LULLINGSTONE CASTLE aka Shoreham Castle
The castle at Lullingstone went through many years of difficulties of possession. Originally the castle was part of the Poyntz Barony, which should have belonged to the Newburghs at the death of Nicholas Poyntz. Unfortunately, Sir Nicholas found himself in some very hot water because of his outlawry and the castle and his barony fell into abeyance. It seems the medieval Newburghs were always working to reclaim some parts of the barony even up until 1485 when John Newburgh Esq. died.
His son John Jr., son of his first wife Edith Attemore, was involved in attempting to regain control of Lullingstone and succeeded admirably when he became friends with Edward IV. This however, caused some tension with his father in Lulworth. Their politics didn't mesh, father being a Lancastrian and son choosing to follow the Yorkists.

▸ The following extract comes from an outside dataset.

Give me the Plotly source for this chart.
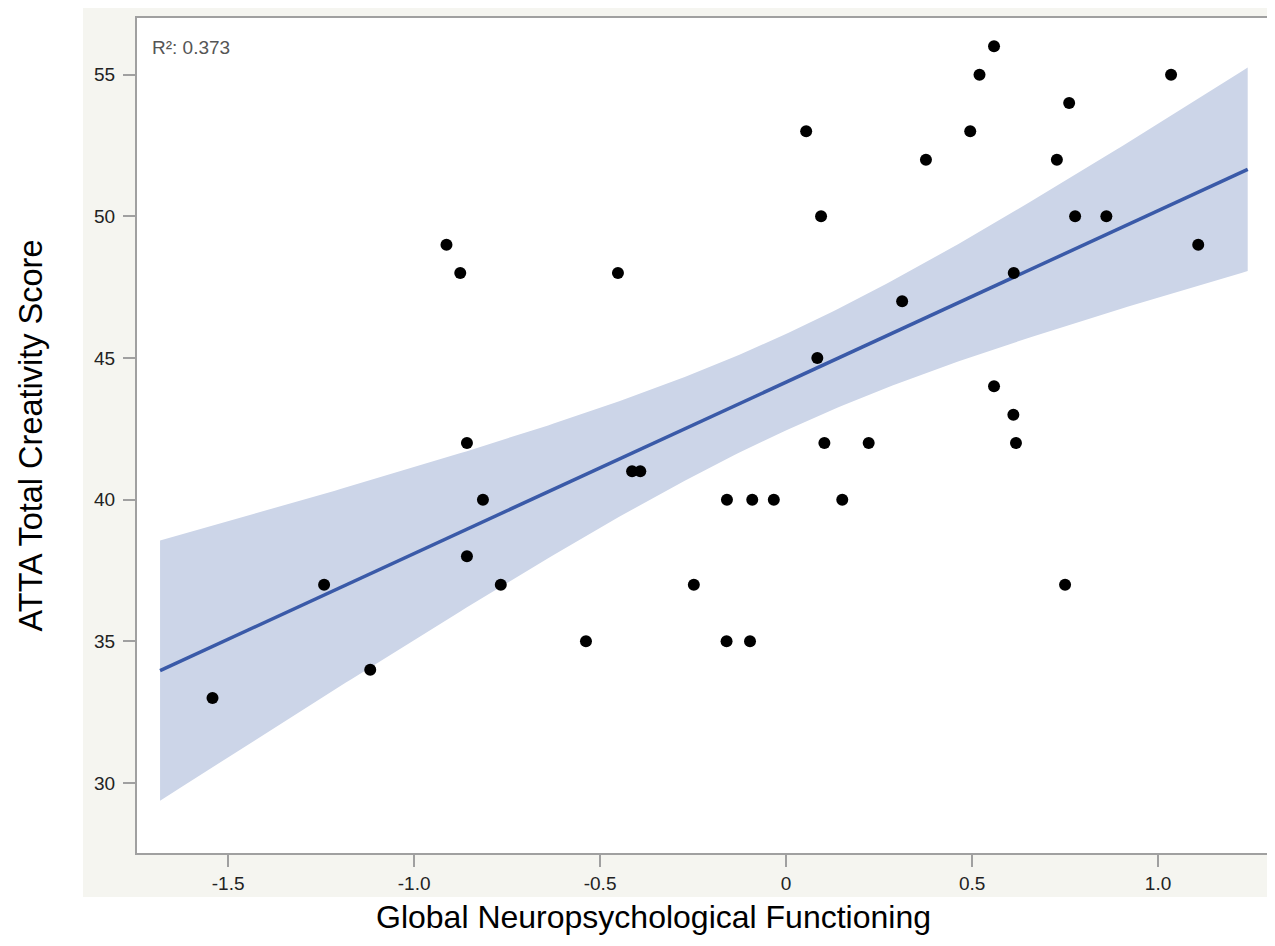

While John Junior was working toward reacquiring Lullingstone, he also attended Edward’s Parliament for Dorset, 15 September 1472. (Members of Parliament, 1213-1702, 354, 360) By 1 July 1476, tensions between John Junior and his father must have eased somewhat, for in a new plea of covenant written between John Junior, the Esquire and his feoffees, they granted domicile to the Seyntclere’s who wished to live at Lullingstone. At that time, John Junior held two parts of the manor while his father and feoffees were possessed of only one.
(CP 25/1/117/337, number 184) Some history is missing. However, it appears the Esquire had the final upper hand in the family land transactions, because in 1481 the ownership of Lullingstone was transfered to John Jr.'s nephew John "the younger" son of his half-brother William. The castle stayed within his family line until the 16th century and was sold to the Polhill's in 1574.
The interesting thing about this castle in modern times is the extant "castle" is not the original. The name was transferred to the Hart-Dyke family's manor house/castle.
The present “Lullingstone Castle” manor house was originally known as “Cocksburst,” rather than Lullingstone. In the eighteenth century, during the reign of Queen Anne, the Hart-Dyke family petitioned to have the ancient name of Lullingstone transferred from the old Lullingstone Castle (aka Shoreham, Le Castille), and bestowed upon their home at Cockburst Manor. Between 1707 and 1714 the legal title for the Cockburst became LULLINGSTONE. In essence, for historians, the transference of title muddied the waters of historical recognition. For that which was formerly known as Lullingstone is now referred to as Shoreham Castle, Le Castille, and more modernly Castle Farm. The original castle is gone, but a Tudor style house takes its place. The modern farm is a spectacular vision with fields of lavender rolling to the Darent River.